La conclusión es que, para avanzar en calidad, los países deben atraer a los mejores docentes, perfeccionar la instrucción y hacer que ésta llegue a todos los niños del país. El Estatuto Docente impide las tres cosas.
Desde la “Revolución pingüina” (2006) la educación pública está en la palestra del debate nacional y con cada nuevo gobierno una serie de reformas promete “esta vez” sí dar en el clavo para lograr la tan anhelada calidad. Sabiendo que muchas de ellas han ido en la dirección correcta, es muy posible que los resultados esperados no se produzcan, y no sólo porque haya otras tantas que van en sentido contrario, sino porque no se pone fin a la principal causa de la mala educación pública en Chile: el Estatuto Docente.
Existe evidencia suficiente y disponible hace varios años, de que el éxito de los mejores sistemas educativos del mundo se debe a la buena calidad de los profesores (McKinsey, 2007; OCDE, 2013). La conclusión es que, para avanzar en calidad, los países deben atraer a los mejores docentes, perfeccionar la instrucción y hacer que ésta llegue a todos los niños del país. El Estatuto Docente impide las tres cosas.
En primer lugar, porque se carece de incentivos monetarios para atraer a los buenos alumnos a la profesión docente. La remuneración establecida no se vincula al desempeño, es decir, tanto profesores efectivos como inefectivos reciben el mismo pago, afectando con ello el aprendizaje de miles de niños (Beyer y Araneda, 2009). Por otro lado, los directores no son autónomos para retener o despedir a quien corresponda. En lugar de ser verdaderos líderes educativos, se limitan a administrar un establecimiento con recursos y personal elegido por otro. Los buenos profesores terminan fuera del sistema público porque su efectividad es mejor valorada fuera de él.

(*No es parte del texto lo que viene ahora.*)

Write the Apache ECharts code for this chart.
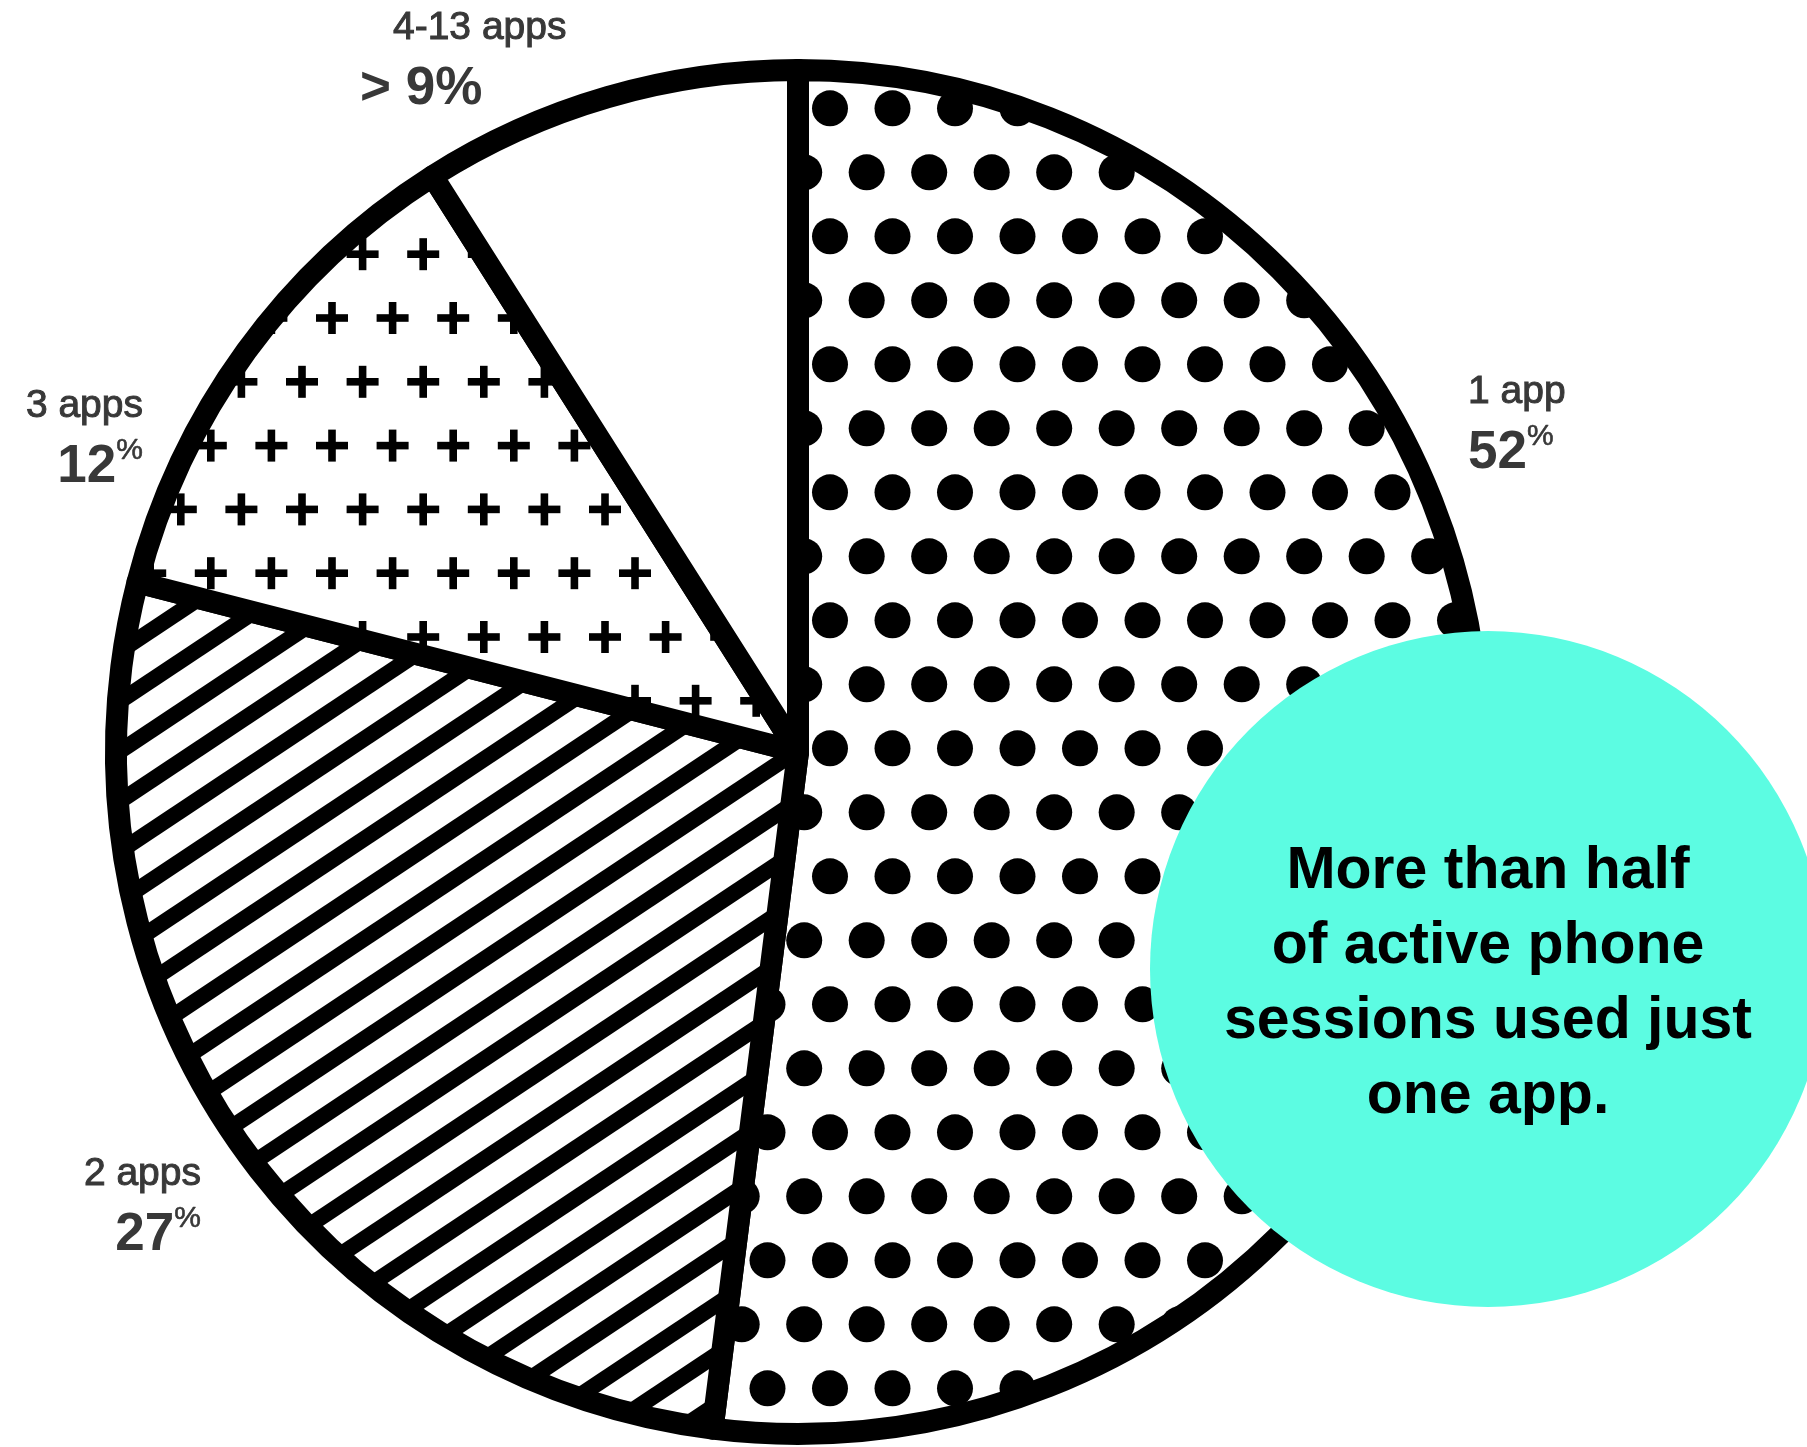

En segundo lugar, porque la estandarización del Sistema de Desarrollo Profesional Docente plantea una capacitación fuera de las aulas. Mejorar la instrucción requiere que los docentes sean capaces de comprender cómo aplicar el conocimiento teórico en la sala de clases. A esto se suma la desmotivación por ejercer la profesión porque están impedidos de tomar decisiones que efectivamente pueden impactar en el aprendizaje de sus alumnos, asumiendo el Estado un rol centralizado al respecto. La desconfianza legislativa hacia la autonomía de las comunidades educativas, año a año vuelve a los docentes más burócratas y menos profesores.
Por último, porque las limitaciones que impone el Estatuto Docente a los establecimientos del Estado, los deja en una posición muy desventajosa respecto de los establecimientos pagados o subvencionados. La inmovilidad de los profesores – que además se pretendió constitucionalizar en la propuesta rechazada de la Convención – sólo tiene por objeto complacer los intereses políticos de un gremio que no cuenta con las capacidades necesarias para que los niños aprendan. La presión constante por suspender el SIMCE y la Evaluación Docente es una prueba de ello: “ojos que no ven, corazón que no siente”.
Mejorar la calidad de la educación pública exige partir por valorar el rol que un buen profesor cumple en ella, pero el Estatuto, en vez de fortalecer el estatus docente, es la gran causa de la minusvaloración de éste.